WHAT IS ASKED >>
Working from the data below, reproduce exactly the lines starting at the one that holds "Generate a component" and ending at the one that holds "The picture is". Pictures are excluded.

DATA SHOWN >>
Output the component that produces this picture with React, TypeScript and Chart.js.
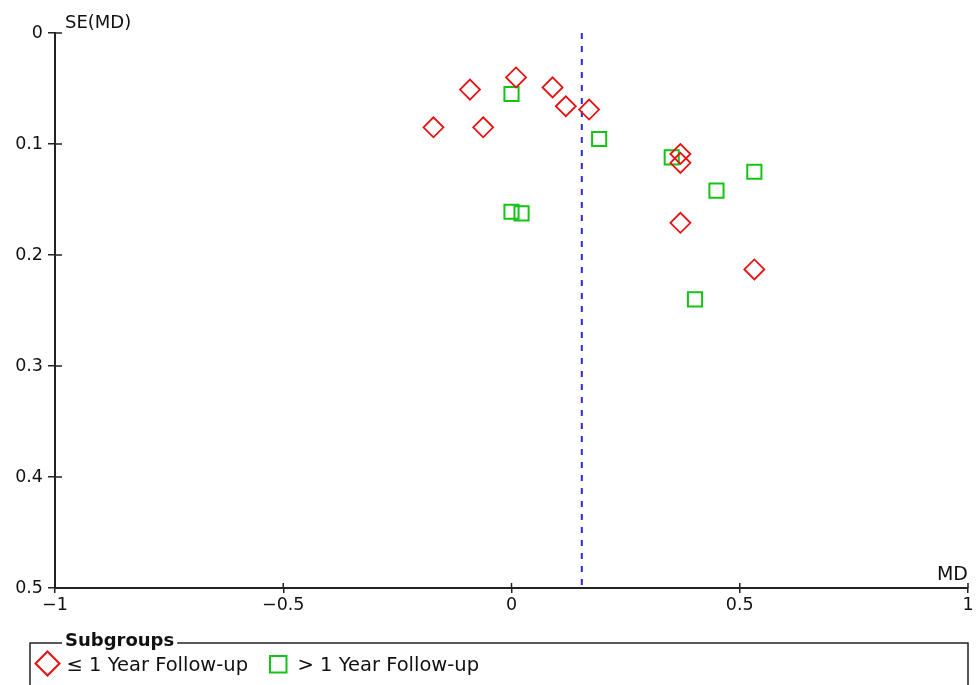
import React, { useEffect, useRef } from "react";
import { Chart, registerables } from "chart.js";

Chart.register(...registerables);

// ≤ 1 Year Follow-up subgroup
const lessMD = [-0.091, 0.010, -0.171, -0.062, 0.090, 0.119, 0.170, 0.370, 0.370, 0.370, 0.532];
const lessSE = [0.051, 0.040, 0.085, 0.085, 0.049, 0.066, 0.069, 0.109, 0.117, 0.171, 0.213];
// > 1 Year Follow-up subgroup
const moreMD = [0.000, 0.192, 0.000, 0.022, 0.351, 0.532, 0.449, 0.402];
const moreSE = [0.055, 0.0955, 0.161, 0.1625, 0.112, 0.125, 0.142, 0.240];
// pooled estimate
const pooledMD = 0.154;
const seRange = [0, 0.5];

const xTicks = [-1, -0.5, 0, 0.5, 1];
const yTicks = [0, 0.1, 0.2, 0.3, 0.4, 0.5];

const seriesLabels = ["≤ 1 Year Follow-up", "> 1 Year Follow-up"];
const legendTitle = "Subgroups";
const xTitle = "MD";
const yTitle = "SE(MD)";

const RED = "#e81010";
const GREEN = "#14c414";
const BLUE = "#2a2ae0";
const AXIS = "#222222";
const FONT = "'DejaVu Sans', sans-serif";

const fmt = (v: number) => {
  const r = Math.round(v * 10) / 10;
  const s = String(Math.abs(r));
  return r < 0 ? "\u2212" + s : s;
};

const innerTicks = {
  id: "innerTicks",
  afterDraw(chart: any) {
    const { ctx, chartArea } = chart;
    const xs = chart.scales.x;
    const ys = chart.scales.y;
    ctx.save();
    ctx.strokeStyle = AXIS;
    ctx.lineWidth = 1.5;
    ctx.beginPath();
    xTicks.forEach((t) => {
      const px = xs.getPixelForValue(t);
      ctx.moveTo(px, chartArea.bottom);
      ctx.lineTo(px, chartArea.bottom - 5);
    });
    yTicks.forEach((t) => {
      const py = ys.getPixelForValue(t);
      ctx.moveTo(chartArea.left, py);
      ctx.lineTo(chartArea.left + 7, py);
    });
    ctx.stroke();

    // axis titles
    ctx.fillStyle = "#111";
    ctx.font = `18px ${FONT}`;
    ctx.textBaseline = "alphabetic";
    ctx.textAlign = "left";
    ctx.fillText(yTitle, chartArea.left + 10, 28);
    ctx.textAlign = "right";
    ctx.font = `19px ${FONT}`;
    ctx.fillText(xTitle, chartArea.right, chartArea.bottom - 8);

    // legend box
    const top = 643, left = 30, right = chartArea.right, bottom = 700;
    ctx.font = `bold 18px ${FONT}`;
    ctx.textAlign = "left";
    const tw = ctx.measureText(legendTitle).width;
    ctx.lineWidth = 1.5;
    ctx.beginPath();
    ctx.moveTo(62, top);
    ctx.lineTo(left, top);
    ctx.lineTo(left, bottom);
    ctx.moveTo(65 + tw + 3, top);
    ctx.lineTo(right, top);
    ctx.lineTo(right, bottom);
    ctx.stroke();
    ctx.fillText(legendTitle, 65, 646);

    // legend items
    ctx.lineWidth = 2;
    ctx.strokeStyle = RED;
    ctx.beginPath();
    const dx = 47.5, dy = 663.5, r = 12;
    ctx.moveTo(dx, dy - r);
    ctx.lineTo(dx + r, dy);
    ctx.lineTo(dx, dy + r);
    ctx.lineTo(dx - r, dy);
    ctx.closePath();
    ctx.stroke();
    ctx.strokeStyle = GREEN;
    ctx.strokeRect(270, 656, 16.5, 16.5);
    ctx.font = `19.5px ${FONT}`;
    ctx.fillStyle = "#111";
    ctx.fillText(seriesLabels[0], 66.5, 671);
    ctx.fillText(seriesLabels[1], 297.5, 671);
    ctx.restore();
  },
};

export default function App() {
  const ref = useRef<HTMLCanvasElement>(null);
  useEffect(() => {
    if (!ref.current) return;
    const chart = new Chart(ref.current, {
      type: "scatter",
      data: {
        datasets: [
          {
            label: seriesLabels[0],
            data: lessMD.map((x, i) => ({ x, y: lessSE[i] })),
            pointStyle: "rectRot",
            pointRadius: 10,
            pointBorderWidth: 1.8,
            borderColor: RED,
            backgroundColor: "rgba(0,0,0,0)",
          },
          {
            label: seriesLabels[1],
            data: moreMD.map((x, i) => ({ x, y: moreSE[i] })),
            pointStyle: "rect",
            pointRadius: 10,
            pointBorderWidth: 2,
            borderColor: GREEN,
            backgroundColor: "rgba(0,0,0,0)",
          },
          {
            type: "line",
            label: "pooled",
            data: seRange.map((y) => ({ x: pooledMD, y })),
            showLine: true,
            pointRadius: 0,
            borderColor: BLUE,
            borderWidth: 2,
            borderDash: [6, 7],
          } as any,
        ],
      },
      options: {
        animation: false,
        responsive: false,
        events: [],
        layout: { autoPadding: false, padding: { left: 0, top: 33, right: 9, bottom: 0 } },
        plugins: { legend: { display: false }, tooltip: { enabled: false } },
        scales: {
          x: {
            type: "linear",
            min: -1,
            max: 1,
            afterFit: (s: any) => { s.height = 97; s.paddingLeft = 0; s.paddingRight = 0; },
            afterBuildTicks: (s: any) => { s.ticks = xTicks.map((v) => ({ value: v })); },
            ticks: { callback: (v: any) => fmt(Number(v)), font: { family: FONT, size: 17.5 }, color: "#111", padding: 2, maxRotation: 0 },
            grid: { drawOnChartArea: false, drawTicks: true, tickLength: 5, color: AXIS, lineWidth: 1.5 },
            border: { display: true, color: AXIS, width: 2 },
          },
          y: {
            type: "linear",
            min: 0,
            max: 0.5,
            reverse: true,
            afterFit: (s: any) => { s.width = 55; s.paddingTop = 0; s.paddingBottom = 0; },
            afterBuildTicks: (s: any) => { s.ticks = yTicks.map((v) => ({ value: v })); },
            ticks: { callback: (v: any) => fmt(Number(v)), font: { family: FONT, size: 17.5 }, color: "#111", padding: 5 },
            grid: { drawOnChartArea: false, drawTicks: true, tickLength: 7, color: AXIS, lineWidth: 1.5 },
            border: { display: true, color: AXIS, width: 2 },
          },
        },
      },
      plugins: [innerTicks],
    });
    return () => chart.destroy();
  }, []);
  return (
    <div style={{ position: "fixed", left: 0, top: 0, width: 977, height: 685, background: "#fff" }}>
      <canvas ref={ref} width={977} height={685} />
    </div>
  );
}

* * *

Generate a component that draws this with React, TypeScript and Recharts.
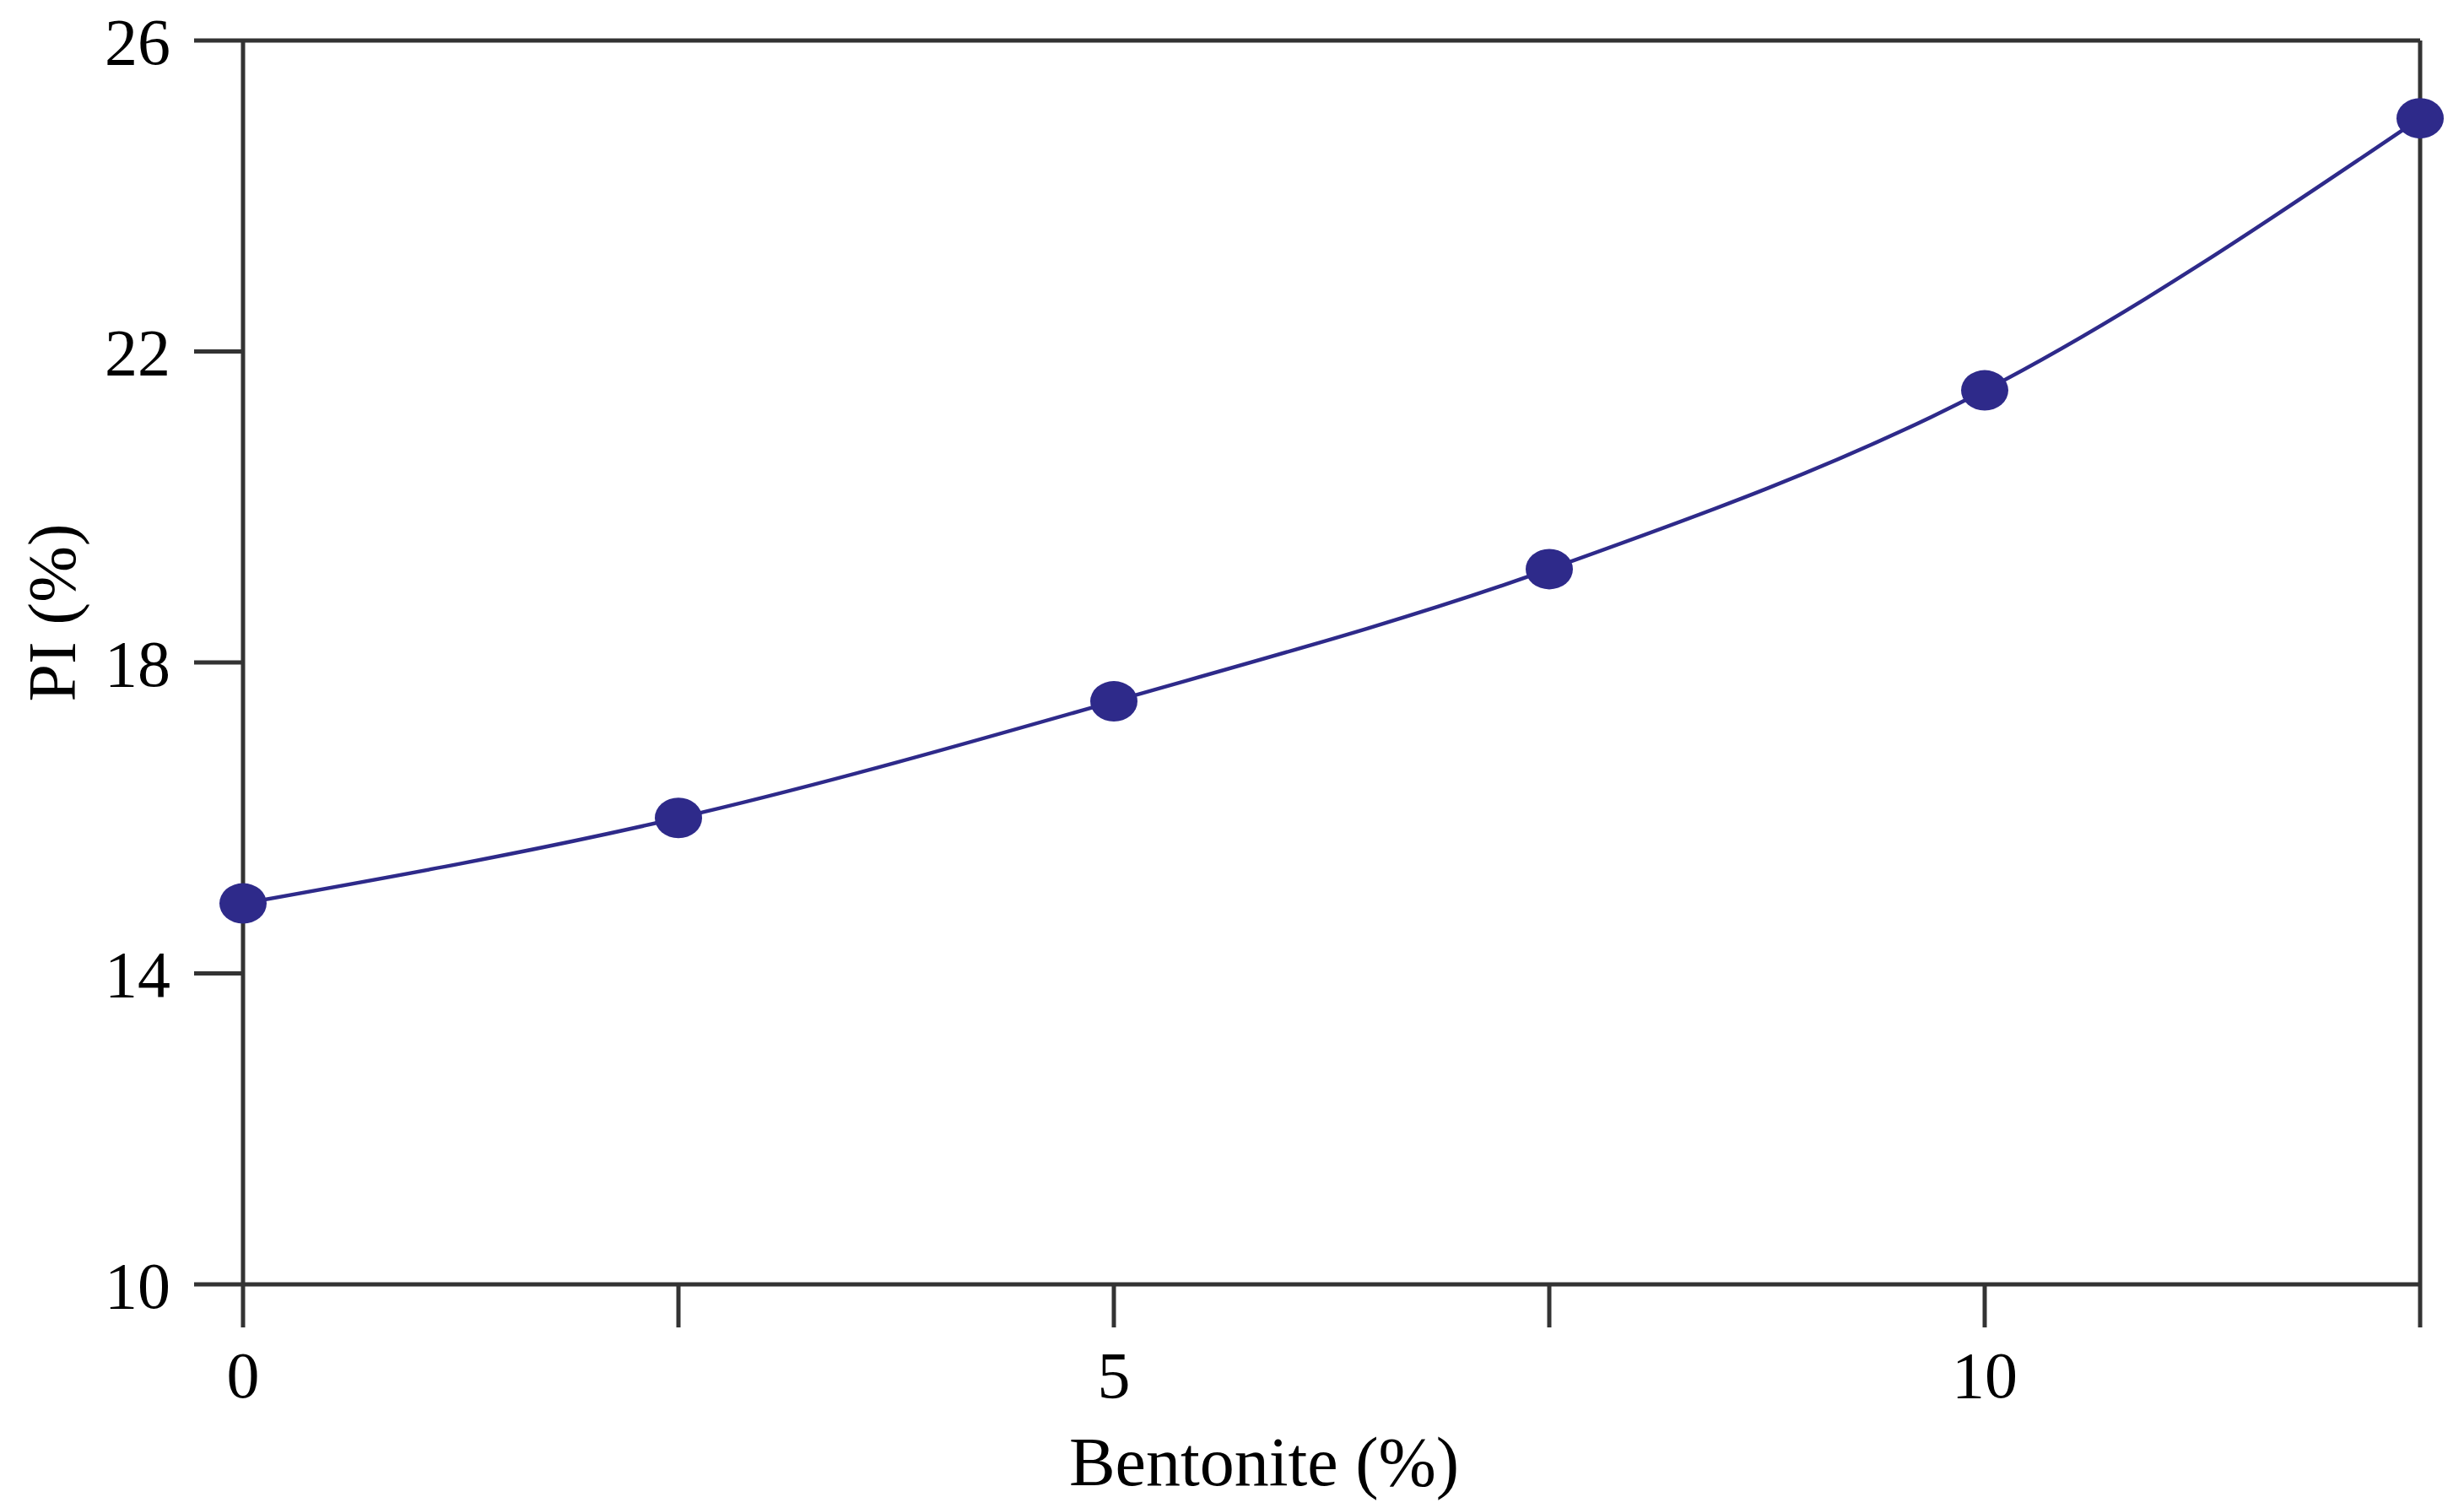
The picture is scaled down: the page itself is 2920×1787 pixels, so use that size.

RESPONSE >>
Generate a component that draws this with React, TypeScript and Recharts.
The picture is scaled down: the page itself is 2920×1787 pixels, so use that size.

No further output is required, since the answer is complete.